ERDC geotechnical and structural engineers ran experiments at their facility's Centrifuge Research Center, the world's most powerful centrifuge, using a one-foot-high model dam that was subjected to 30 times the force of gravity.
"We tried to scale the structure, as if we had a 30-foot dam," Hall said.
In a follow-on experiment, they utilized larger glass beads, at about 1,500 microns, to simulate the soil filters, and smaller beads at 350 and 50 microns to serve as the impervious clay core materials, with normal water flows and high pressure water flows.
"The whole purpose of the ERDC's work was for us to conduct the correct experiments to generate data that could be used to validate the numerical tools or computer simulations of LLNL," Hall said.
Glascoe called the three-year joint project one of the best collaborations he's ever been involved in.
"It leveraged the inherent strengths of both laboratories: the ERDC being the engineering lab with the experimental expertise and LLNL bringing the ability to develop and apply high-fidelity numerical simulations," he said.
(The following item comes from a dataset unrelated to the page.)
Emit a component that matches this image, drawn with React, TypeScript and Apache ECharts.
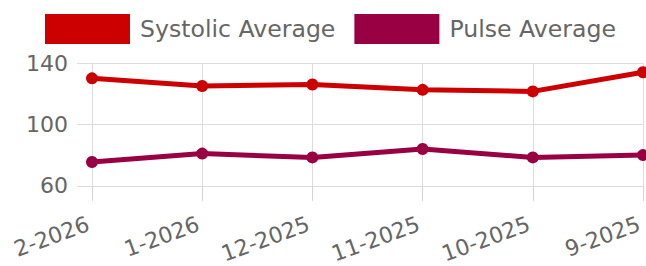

"We wouldn't have been able to solve this problem by ourselves. Without the ERDC's experimental validation of our models we could have easily drifted into a theoretical and numerical 'sand box.' The ERDC engineers helped to ground us in the reality and needs of the dam engineering community," Glascoe added.
For the future, Glascoe said that the team would like to use computer simulations to make soil filters more effective and better understand the timing and nature of possible full-scale dam failures caused by erosion.
Beyond Glascoe, other LLNL researchers who worked on the collaboration were geophysicists Yuliya Kanarska, Ilya Lomov and Tarabay Antoun, and geotechnical engineer Souheil Ezzedine.
In addition to Hall, the ERDC researchers also included Woodson, who served as the joint team's DHS program manager; physical scientist David Perkey, and civil engineers Jarrell Smith and Duncan Bryant.
The collaborative research program was managed by John Fortune, the branch chief of the resilient systems division within the DHS Science and Technology Directorate.